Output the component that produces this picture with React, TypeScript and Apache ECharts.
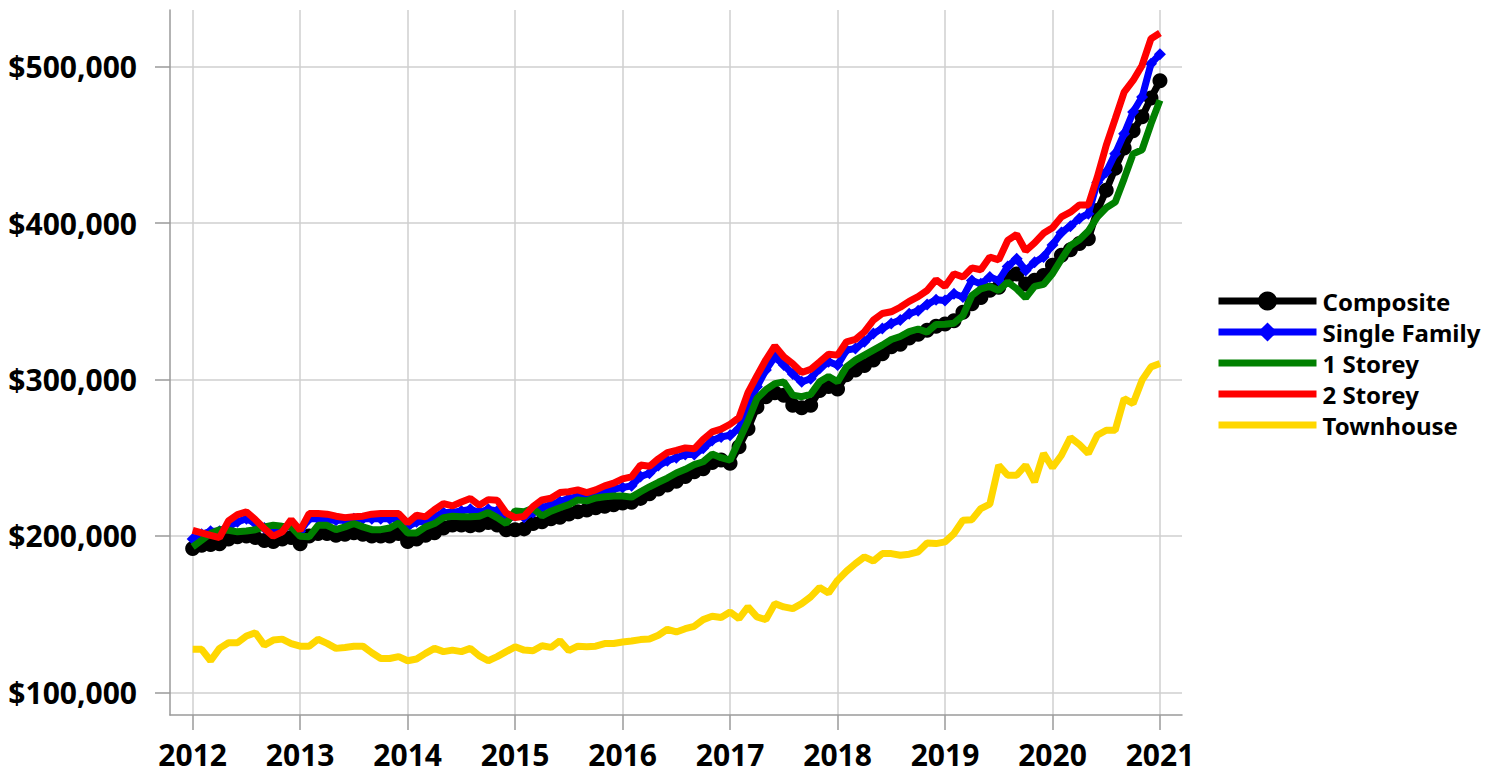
import React, { useEffect, useRef } from 'react';
import * as echarts from 'echarts';

// Monthly index values, Jan 2012 .. Jan 2021 (109 months)
const START_YEAR = 2012;
const YEARS = [2012, 2013, 2014, 2015, 2016, 2017, 2018, 2019, 2020, 2021];
const Y_TICKS = [100000, 200000, 300000, 400000, 500000];
const SERIES_NAMES = ['Composite', 'Single Family', '1 Storey', '2 Storey', 'Townhouse'];

const composite = [
  192000, 194000, 194500, 195000, 198000, 199500, 200000, 199000, 197000, 196500, 198000, 199000,
  195000, 200000, 201500, 201500, 200500, 201000, 202000, 201000, 200000, 200000, 200000, 201500,
  196500, 198000, 200500, 202000, 205000, 207000, 207000, 206500, 207000, 208500, 207000, 204000,
  204000, 204500, 208000, 209000, 211000, 212000, 214000, 215500, 216500, 218000, 219000, 220000,
  221000, 221500, 224000, 227000, 230000, 232500, 235000, 238000, 241000, 243000, 247000, 248500,
  246500, 257000, 268500, 282500, 289000, 291500, 290000, 283500, 282000, 283500, 293000, 295500,
  294000, 303000, 306000, 309000, 312500, 316500, 321000, 322500, 326500, 329000, 331500, 334000,
  335500, 337500, 343000, 348500, 352500, 357000, 359000, 365500, 367500, 361000, 363500, 366500,
  373000, 379500, 383000, 387000, 390000, 408000, 421000, 435000, 448000, 459000, 468000, 480000,
  491000,
];

const singleFamily = [
  198000, 201000, 203000, 203000, 206000, 209000, 211000, 208000, 205000, 203000, 204000, 207000,
  203000, 211000, 211000, 210000, 210000, 210000, 211000, 211000, 211000, 211000, 211000, 211000,
  206000, 209000, 209000, 212000, 215000, 215000, 216000, 217000, 215000, 217000, 216000, 210000,
  213000, 212000, 215000, 218000, 220000, 222000, 224000, 225000, 224000, 226000, 228000, 230000,
  231000, 232000, 238000, 240000, 245000, 248000, 250000, 252000, 252000, 256000, 261000, 263300,
  264400, 268700, 282500, 295300, 306000, 314500, 309200, 303500, 298500, 300500, 307000, 311300,
  309200, 318800, 319800, 324100, 329400, 332600, 335800, 338000, 342000, 344000, 348000, 351000,
  350500, 354800, 352700, 363300, 361200, 365500, 363300, 372300, 377200, 369700, 375000, 378300,
  386000, 394000, 398000, 403000, 406000, 426000, 432600, 444300, 457100, 471000, 480600, 501900,
  508000,
];

const oneStorey = [
  193000, 197200, 201500, 204000, 203600, 202600, 203200, 204000, 205800, 206800, 206200, 205800,
  199800, 199400, 206800, 206800, 204000, 205800, 207900, 205800, 204000, 204000, 205100, 208300,
  201900, 201900, 205800, 207900, 211700, 212600, 212200, 212200, 212600, 214900, 211700, 207900,
  216000, 215500, 217600, 212800, 215800, 218000, 220000, 223000, 222400, 224300, 225000, 225500,
  225500, 224800, 228200, 231400, 234300, 237000, 240200, 242600, 245600, 247400, 252300, 250000,
  248400, 261000, 273500, 287800, 293500, 297400, 298500, 290000, 289000, 290500, 298500, 302000,
  298500, 308100, 312400, 315600, 318800, 322000, 325600, 327500, 330600, 332300, 330300, 335200,
  335300, 336000, 340900, 353700, 358000, 359500, 356900, 362300, 358000, 352200, 359500, 360800,
  367600, 377000, 385700, 389300, 394900, 403800, 409800, 413400, 428400, 444300, 446900, 463500,
  478500,
];

const twoStorey = [
  203600, 201900, 200400, 198900, 209600, 213600, 215400, 210400, 204700, 199800, 202600, 210400,
  203600, 214300, 214300, 213900, 212600, 211700, 212200, 212600, 213900, 214300, 214300, 214300,
  208300, 213200, 212200, 216800, 220700, 219200, 221700, 223900, 219600, 223200, 222800, 214700,
  211700, 212500, 218800, 223000, 224100, 227700, 228300, 229400, 227700, 229400, 232000, 233700,
  236500, 237800, 245300, 244500, 249300, 253300, 254700, 256300, 255700, 261700, 266500, 268300,
  271400, 275600, 291600, 302300, 312600, 321500, 314500, 310000, 304500, 306500, 311300, 316200,
  315600, 324100, 325600, 330500, 338000, 342200, 343300, 346200, 350000, 353000, 356900, 363800,
  359500, 367600, 365500, 371400, 370200, 378300, 376500, 388900, 392800, 382300, 387300, 393500,
  397000, 404000, 407000, 411500, 411600, 429400, 449700, 466700, 483800, 491200, 500800, 517900,
  521500,
];

const townhouse = [
  127600, 127500, 120200, 128100, 131700, 131700, 136000, 138100, 130200, 133400, 134000, 131200,
  129500, 129500, 133900, 131300, 128100, 128700, 129500, 129500, 125300, 121600, 121600, 122800,
  120200, 121300, 124900, 128100, 126000, 127000, 126000, 128100, 123300, 120200, 122800, 126000,
  129100, 127000, 126600, 129800, 128700, 133000, 126600, 129500, 129100, 129500, 131200, 131200,
  132200, 132800, 133700, 134100, 136500, 140300, 138600, 140700, 142200, 146500, 148600, 147800,
  151400, 147100, 154600, 148200, 146500, 156700, 154600, 153500, 156700, 161000, 167000, 163500,
  171600, 177400, 182300, 186600, 184000, 188700, 188700, 187600, 188300, 189800, 195500, 195100,
  196200, 201500, 210000, 210400, 217500, 220300, 245200, 238800, 238800, 245200, 234500, 252700,
  243700, 251600, 262900, 258400, 252700, 264400, 267600, 267600, 287800, 284600, 299600, 308100,
  310200,
];

const SERIES_VALUES = [composite, singleFamily, oneStorey, twoStorey, townhouse];
const SERIES_COLORS = ['#000000', '#0000ff', '#008000', '#ff0000', '#ffd700'];
const SERIES_SYMBOLS = ['circle', 'diamond', 'none', 'none', 'none'];
const SERIES_SYMBOL_SIZES = [15, 12, 0, 0, 0];

// Layout
const W = 1498;
const H = 775;
const PLOT_L = 170;
const PLOT_R = 1182;
const PLOT_T = 10;
const PLOT_B = 715;
const X_MIN = 2011.789;
const X_MAX = 2021.205;
const Y_MIN = 85500;
const Y_MAX = 536250;

const xPix = (v: number) => PLOT_L + ((v - X_MIN) / (X_MAX - X_MIN)) * (PLOT_R - PLOT_L);
const yPix = (v: number) => PLOT_B - ((v - Y_MIN) / (Y_MAX - Y_MIN)) * (PLOT_B - PLOT_T);

const FONT = "'Noto Sans', 'DejaVu Sans', sans-serif";
const AXIS_COLOR = '#9a9a9a';
const GRID_COLOR = '#cfcfcf';

export default function App() {
  const ref = useRef<HTMLDivElement>(null);

  useEffect(() => {
    if (!ref.current) return;
    const chart = echarts.init(ref.current, undefined, { renderer: 'svg' });

    const xMonths = composite.map((_, i) => START_YEAR + i / 12);

    const option: any = {
      animation: false,
      backgroundColor: '#ffffff',
      grid: [
        { left: PLOT_L, right: W - PLOT_R, top: PLOT_T, bottom: H - PLOT_B },
        {
          left: xPix(YEARS[0]),
          right: W - xPix(YEARS[YEARS.length - 1]),
          top: PLOT_T,
          bottom: H - PLOT_B,
        },
        {
          left: PLOT_L,
          right: W - PLOT_R,
          top: yPix(Y_TICKS[Y_TICKS.length - 1]),
          bottom: H - yPix(Y_TICKS[0]),
        },
      ],
      xAxis: [
        {
          gridIndex: 0,
          type: 'value',
          min: X_MIN,
          max: X_MAX,
          axisLine: { show: true, onZero: false, lineStyle: { color: AXIS_COLOR, width: 1.5 } },
          axisTick: { show: false },
          axisLabel: { show: false },
          splitLine: { show: false },
        },
        {
          gridIndex: 1,
          type: 'value',
          min: YEARS[0],
          max: YEARS[YEARS.length - 1],
          interval: 1,
          axisLine: { show: false, onZero: false },
          axisTick: { show: true, length: 15, lineStyle: { color: AXIS_COLOR, width: 1.5 } },
          axisLabel: {
            show: true,
            margin: 24,
            fontSize: 30,
            fontWeight: 'bold',
            fontFamily: FONT,
            color: '#000',
            formatter: (v: number) => String(Math.round(v)),
          },
          splitLine: { show: true, lineStyle: { color: GRID_COLOR, width: 1.5 } },
        },
        {
          gridIndex: 2,
          type: 'value',
          min: X_MIN,
          max: X_MAX,
          show: false,
        },
      ],
      yAxis: [
        {
          gridIndex: 0,
          type: 'value',
          min: Y_MIN,
          max: Y_MAX,
          axisLine: { show: true, onZero: false, lineStyle: { color: AXIS_COLOR, width: 1.5 } },
          axisTick: { show: false },
          axisLabel: { show: false },
          splitLine: { show: false },
        },
        {
          gridIndex: 1,
          type: 'value',
          min: 0,
          max: 1,
          show: false,
        },
        {
          gridIndex: 2,
          type: 'value',
          min: Y_TICKS[0],
          max: Y_TICKS[Y_TICKS.length - 1],
          interval: 100000,
          axisLine: { show: false, onZero: false },
          axisTick: { show: true, length: 15, lineStyle: { color: AXIS_COLOR, width: 1.5 } },
          axisLabel: {
            show: true,
            margin: 33,
            fontSize: 30,
            fontWeight: 'bold',
            fontFamily: FONT,
            color: '#000',
            formatter: (v: number) => '$' + Math.round(v).toLocaleString('en-US'),
          },
          splitLine: { show: true, lineStyle: { color: GRID_COLOR, width: 1.5 } },
        },
      ],
      legend: {
        orient: 'vertical',
        left: 1210,
        top: 284,
        itemWidth: 98,
        itemHeight: 24,
        itemGap: 7,
        lineStyle: { width: 7 },
        data: SERIES_NAMES.map((name, si) =>
          SERIES_SYMBOLS[si] === 'none'
            ? { name, itemStyle: { opacity: 0 } }
            : { name }
        ),
        textStyle: {
          fontSize: 24,
          fontWeight: 'bold',
          fontFamily: FONT,
          color: '#000',
          padding: [0, 0, 0, 1],
        },
      },
      series: SERIES_NAMES.map((name, si) => ({
        name,
        type: 'line',
        xAxisIndex: 0,
        yAxisIndex: 0,
        data: xMonths.map((x, i) => [x, SERIES_VALUES[si][i]]),
        symbol: SERIES_SYMBOLS[si],
        symbolSize: SERIES_SYMBOL_SIZES[si],
        showSymbol: SERIES_SYMBOLS[si] !== 'none',
        lineStyle: { color: SERIES_COLORS[si], width: 7 },
        itemStyle: { color: SERIES_COLORS[si] },
        emphasis: { disabled: true },
        z: 2 + si,
      })),
    };

    chart.setOption(option);
    return () => chart.dispose();
  }, []);

  return (
    <div
      ref={ref}
      style={{ position: 'fixed', left: 0, top: 0, width: W, height: H, background: '#fff' }}
    />
  );
}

* _EXERCISE GOAL_:
Only lines belong in the copy: transcribe those from the start of the data through the line that contains "const SERIES_NAMES = ['Composite', 'Single", and skip the pictures.

* _ANSWER_:
Output the component that produces this picture with React, TypeScript and Apache ECharts.
import React, { useEffect, useRef } from 'react';
import * as echarts from 'echarts';

// Monthly index values, Jan 2012 .. Jan 2021 (109 months)
const START_YEAR = 2012;
const YEARS = [2012, 2013, 2014, 2015, 2016, 2017, 2018, 2019, 2020, 2021];
const Y_TICKS = [100000, 200000, 300000, 400000, 500000];
const SERIES_NAMES = ['Composite', 'Single Family', '1 Storey', '2 Storey', 'Townhouse'];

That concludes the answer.